--- EXERCISE INPUT ---
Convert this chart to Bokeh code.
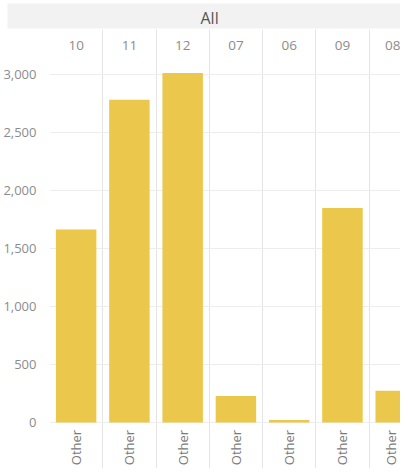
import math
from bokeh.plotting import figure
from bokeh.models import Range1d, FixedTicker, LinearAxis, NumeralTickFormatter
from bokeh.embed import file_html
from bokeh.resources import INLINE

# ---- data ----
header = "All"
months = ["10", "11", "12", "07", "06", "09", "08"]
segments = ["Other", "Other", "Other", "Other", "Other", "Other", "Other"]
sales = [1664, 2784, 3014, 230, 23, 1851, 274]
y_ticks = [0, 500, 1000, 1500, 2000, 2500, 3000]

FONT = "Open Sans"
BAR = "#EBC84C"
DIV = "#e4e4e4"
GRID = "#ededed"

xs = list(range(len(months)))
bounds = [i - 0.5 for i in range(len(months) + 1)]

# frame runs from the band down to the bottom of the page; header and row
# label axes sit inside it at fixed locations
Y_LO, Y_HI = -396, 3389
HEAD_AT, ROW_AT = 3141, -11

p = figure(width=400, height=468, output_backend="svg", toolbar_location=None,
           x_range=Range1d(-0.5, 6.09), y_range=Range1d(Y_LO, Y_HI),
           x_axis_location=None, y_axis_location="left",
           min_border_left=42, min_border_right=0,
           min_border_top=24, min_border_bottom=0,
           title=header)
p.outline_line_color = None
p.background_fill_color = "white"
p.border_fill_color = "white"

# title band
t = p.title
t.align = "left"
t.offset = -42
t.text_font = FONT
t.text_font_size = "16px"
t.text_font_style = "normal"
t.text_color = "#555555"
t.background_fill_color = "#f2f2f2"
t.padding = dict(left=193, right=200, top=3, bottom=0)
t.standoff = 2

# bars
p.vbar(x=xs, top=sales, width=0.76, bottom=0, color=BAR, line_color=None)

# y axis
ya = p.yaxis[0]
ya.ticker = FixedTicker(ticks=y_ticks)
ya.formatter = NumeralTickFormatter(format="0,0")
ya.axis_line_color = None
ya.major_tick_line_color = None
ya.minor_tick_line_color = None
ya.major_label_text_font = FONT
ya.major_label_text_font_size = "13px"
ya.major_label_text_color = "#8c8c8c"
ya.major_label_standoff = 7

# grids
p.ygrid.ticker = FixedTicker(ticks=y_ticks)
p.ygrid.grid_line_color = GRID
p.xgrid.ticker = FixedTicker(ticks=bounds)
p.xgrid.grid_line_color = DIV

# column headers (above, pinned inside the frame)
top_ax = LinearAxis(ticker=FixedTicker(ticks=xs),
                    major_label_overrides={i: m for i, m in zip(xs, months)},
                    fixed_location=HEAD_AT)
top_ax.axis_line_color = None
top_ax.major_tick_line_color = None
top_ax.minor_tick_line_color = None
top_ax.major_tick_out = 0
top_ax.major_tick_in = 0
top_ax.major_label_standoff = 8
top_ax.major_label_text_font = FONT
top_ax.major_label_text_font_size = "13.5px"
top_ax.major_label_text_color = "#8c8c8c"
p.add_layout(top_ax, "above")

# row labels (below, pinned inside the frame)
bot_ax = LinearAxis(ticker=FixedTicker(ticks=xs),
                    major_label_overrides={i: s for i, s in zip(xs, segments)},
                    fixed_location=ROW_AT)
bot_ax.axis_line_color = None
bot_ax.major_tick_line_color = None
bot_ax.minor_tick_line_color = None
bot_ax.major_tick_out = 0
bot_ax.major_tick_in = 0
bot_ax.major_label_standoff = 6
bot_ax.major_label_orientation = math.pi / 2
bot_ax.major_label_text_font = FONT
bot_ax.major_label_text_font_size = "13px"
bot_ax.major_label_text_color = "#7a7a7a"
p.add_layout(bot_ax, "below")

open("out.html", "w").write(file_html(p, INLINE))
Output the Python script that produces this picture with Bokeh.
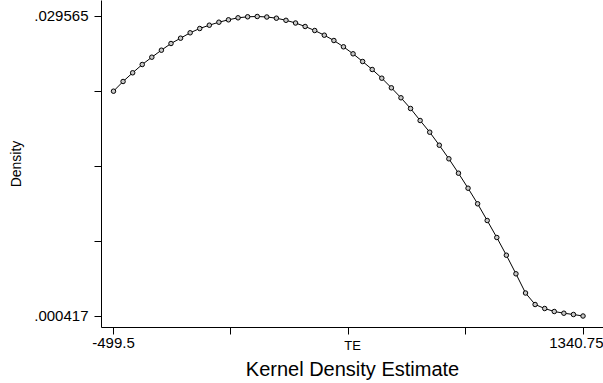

--- WORK TO BE COMPLETED ---
Pictures stay out. Print the data exactly, from its first line through the line containing "ya.major_label_standoff = 7".

--- CORRECT RESULT ---
Convert this chart to Bokeh code.
import math
from bokeh.plotting import figure
from bokeh.models import Range1d, FixedTicker, LinearAxis, NumeralTickFormatter
from bokeh.embed import file_html
from bokeh.resources import INLINE

# ---- data ----
header = "All"
months = ["10", "11", "12", "07", "06", "09", "08"]
segments = ["Other", "Other", "Other", "Other", "Other", "Other", "Other"]
sales = [1664, 2784, 3014, 230, 23, 1851, 274]
y_ticks = [0, 500, 1000, 1500, 2000, 2500, 3000]

FONT = "Open Sans"
BAR = "#EBC84C"
DIV = "#e4e4e4"
GRID = "#ededed"

xs = list(range(len(months)))
bounds = [i - 0.5 for i in range(len(months) + 1)]

# frame runs from the band down to the bottom of the page; header and row
# label axes sit inside it at fixed locations
Y_LO, Y_HI = -396, 3389
HEAD_AT, ROW_AT = 3141, -11

p = figure(width=400, height=468, output_backend="svg", toolbar_location=None,
           x_range=Range1d(-0.5, 6.09), y_range=Range1d(Y_LO, Y_HI),
           x_axis_location=None, y_axis_location="left",
           min_border_left=42, min_border_right=0,
           min_border_top=24, min_border_bottom=0,
           title=header)
p.outline_line_color = None
p.background_fill_color = "white"
p.border_fill_color = "white"

# title band
t = p.title
t.align = "left"
t.offset = -42
t.text_font = FONT
t.text_font_size = "16px"
t.text_font_style = "normal"
t.text_color = "#555555"
t.background_fill_color = "#f2f2f2"
t.padding = dict(left=193, right=200, top=3, bottom=0)
t.standoff = 2

# bars
p.vbar(x=xs, top=sales, width=0.76, bottom=0, color=BAR, line_color=None)

# y axis
ya = p.yaxis[0]
ya.ticker = FixedTicker(ticks=y_ticks)
ya.formatter = NumeralTickFormatter(format="0,0")
ya.axis_line_color = None
ya.major_tick_line_color = None
ya.minor_tick_line_color = None
ya.major_label_text_font = FONT
ya.major_label_text_font_size = "13px"
ya.major_label_text_color = "#8c8c8c"
ya.major_label_standoff = 7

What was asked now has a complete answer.